Hanssen Monteiro was born on 14 April 1971 in Larantuka, East Nusa Tenggara, Indonesia, where he was raised and received his early education. He attended the minor seminary school of Santo Domingo in Hokeng and studied there. He then studied at the Catholic Philosophical and Theological Institute of Ledalero, Indonesia, subsequently carrying out a pastoral apprenticeship in the St. Joseph parish church in Lewotobi.
He was ordained a priest for the Diocese of Larantuka on 14 July 1999 by Bishop Darius Nggawa. After ordination, he taught in his first alma mater, the minor seminary school of Santo Domingo in Hokeng from 1999 to 2004. From 2004 to 2018 he was parish vicar at Franz-von-Assisi-Kirche, Mexikoplatz, and Maria Himmelfahrt in Bad Deutsch-Altenburg, Vienna, Austria.

Beginning in 2004, he studied at the University of Vienna in Vienna, Austria. He earned a licentiate and doctorate degree in subjects of liturgy and philosophy at the Faculty of Catholic Philosophy and Theology of the University of Vienna, Austria.
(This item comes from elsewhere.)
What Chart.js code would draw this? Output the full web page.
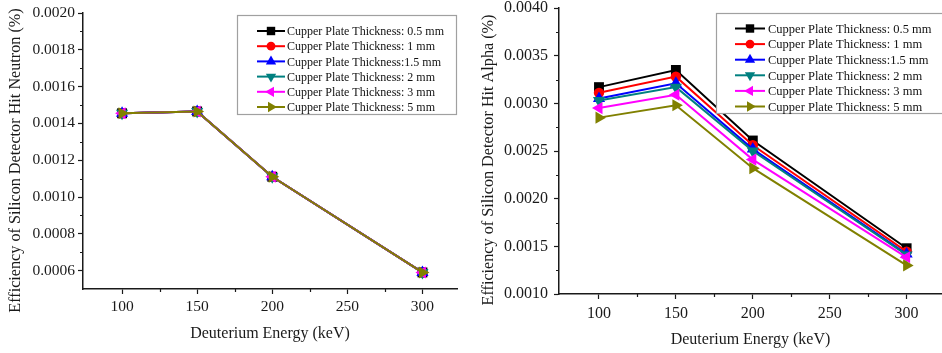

He then returned to Indonesia, where he taught liturgy, philosophy, and theology at the Ledalero Institute of Philosophy and Creative Technology and became formator at the Saint Petrus Interdiocesan Major Seminary in Ritapiret, Diocese of Maumere (since 2018), and member of the Commission for the Liturgy of the Indonesian Episcopal Conference (since 2022).

On 22 November 2025, Pope Leo XIV appointed him as the Bishop of Diocese of Larantuka, after the resignation of his predecessor, Mons. Franciscus Kopong Kung. His solemn episcopal consecration and installation as bishop will scheduled on 11 February 2026.